South Korean investigators search factory ruins after fire kills 23

Forensic and other experts were combing through the charred ruins of a factory building near South Korea’s capital on Tuesday to find the cause of a devastating fire that killed 23 people, mostly Chinese migrant workers, in one of the country’s deadliest blazes in years.

More than 100 people were working at the factory in Hwaseong city, just south of Seoul, when the fire tore through it on Monday morning.

Security cameras showed smoke engulfing the second floor of the factory, soon after sparks were detected from a site where lithium batteries were stored, fire officials said.

One victim was pronounced dead at a hospital, and fire workers retrieved 21 bodies from the factory during Monday. An additional body was recovered on Tuesday.

South Korea Fire
Members of the National Forensic Service at the scene of the battery factory fire in Hwaseong, South Korea (Lee Jin-man/AP)

Many Chinese people, including ethnic Koreans, have migrated to South Korea to find jobs since China and South Korea established diplomatic ties in 1992.

Like other migrant laborers from Southeast Asian countries, they often work in factories, construction sites and restaurants, engaging in the so-called “difficult, dangerous and dirty” jobs that are shunned by more affluent South Koreans.

Chinese Ambassador Xing Haiming visited the factory site on Monday night and reportedly expressed condolences to the victims.

South Korea Fire
Rescuers search for missing people after the factory fire (Lee Jin-man/AP)

One factory worker remained out of contact, but officials said the body discovered on Tuesday is likely to be that person.

Eight others were injured, with two of them in a serious condition.

In a Cabinet Council meeting on Tuesday, Prime Minister Han Duck-soo instructed officials to provide support to bereaved families over funerals and compensation issues.

He also asked for safety inspections on industrial sites.

During a visit to the site on Monday, President Yoon Suk Yeol ordered officials to put in place measures to effectively deal with battery-related fires.

South Korea Fire
More than 50 firefighters were mobilised to continue searching the burned-out factory (Lee Jin-man/AP)

A separate team of 40 forensic, fire, police and other officials examined the site later on Tuesday to investigate what exactly caused the blaze.

Labour officials said the government will separately investigate whether any safety issues were involved in the fire. The factory is owned by battery manufacturer Aricell.

In a televised conference near the fire site on Tuesday, Aricell chief Park Soon-kwan offered a public apology over the blaze.

After deeply bowing with other company officials, he said he would offer all available assistance to bereaved families and faithfully undergo government investigations over the blaze.

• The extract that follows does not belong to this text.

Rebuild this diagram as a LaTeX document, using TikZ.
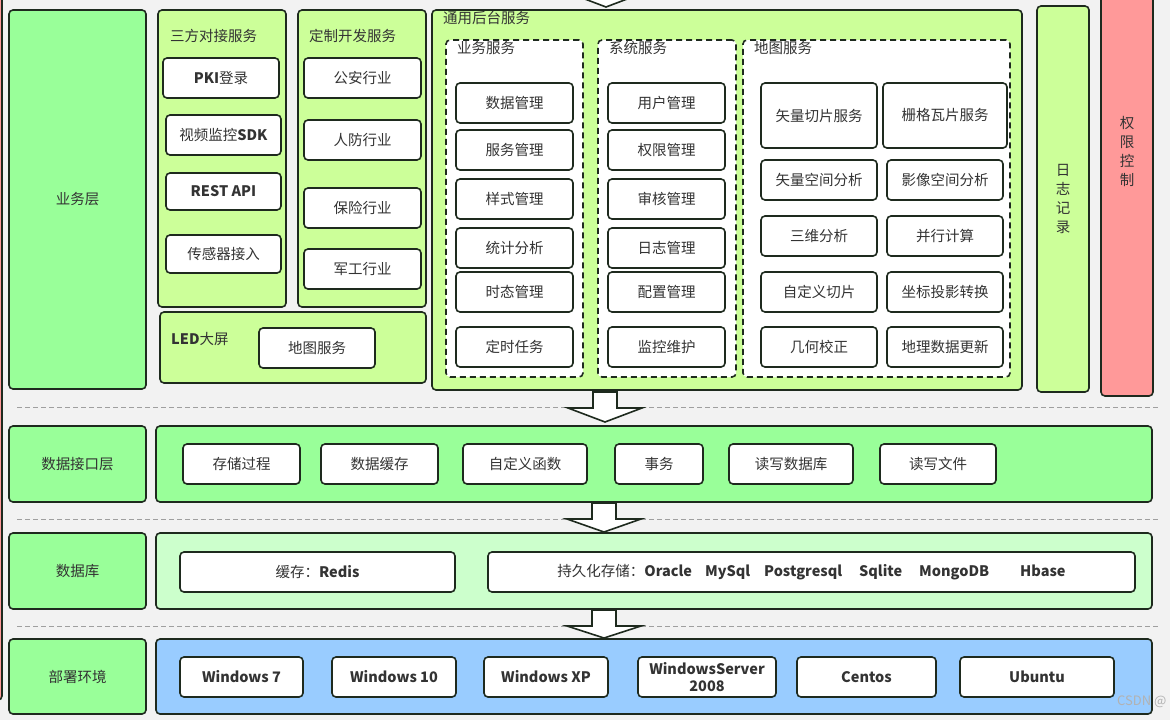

Most of the dead workers were daily labourers so they were unlikely to be familiar with the building’s internal structure, senior fire officer Jo Seon-ho told reporters on Monday.

He said video of the fire site showed they rushed to an area where there was no exit after failing to put out the blaze with fire extinguishers. He said the victims are likely to have inhaled toxic smoke.

South Korea Fire
South Korean Prime Minister Han Duck-soo, top centre, visited the site of the fire on Monday (Ryu Hyung-seok/Yonhap/AP)

Monday’s blaze was one of the deadliest in South Korea in recent years.

In 2020, a fire at a warehouse being built in Icheon City, south of Seoul, killed 38 construction workers.

In 2018, 46 people died after a fire ripped through a small hospital with no sprinkler systems in the southern city of Miryang.

In 2008, 40 workers, 12 of them ethnic Koreans with Chinese nationality, died after a fire and accompanying explosions tore through a refrigerated warehouse in Icheon city.

South Korea has struggled for decades to improve safety standards and change widespread attitudes that regard safety as subservient to economic progress and convenience.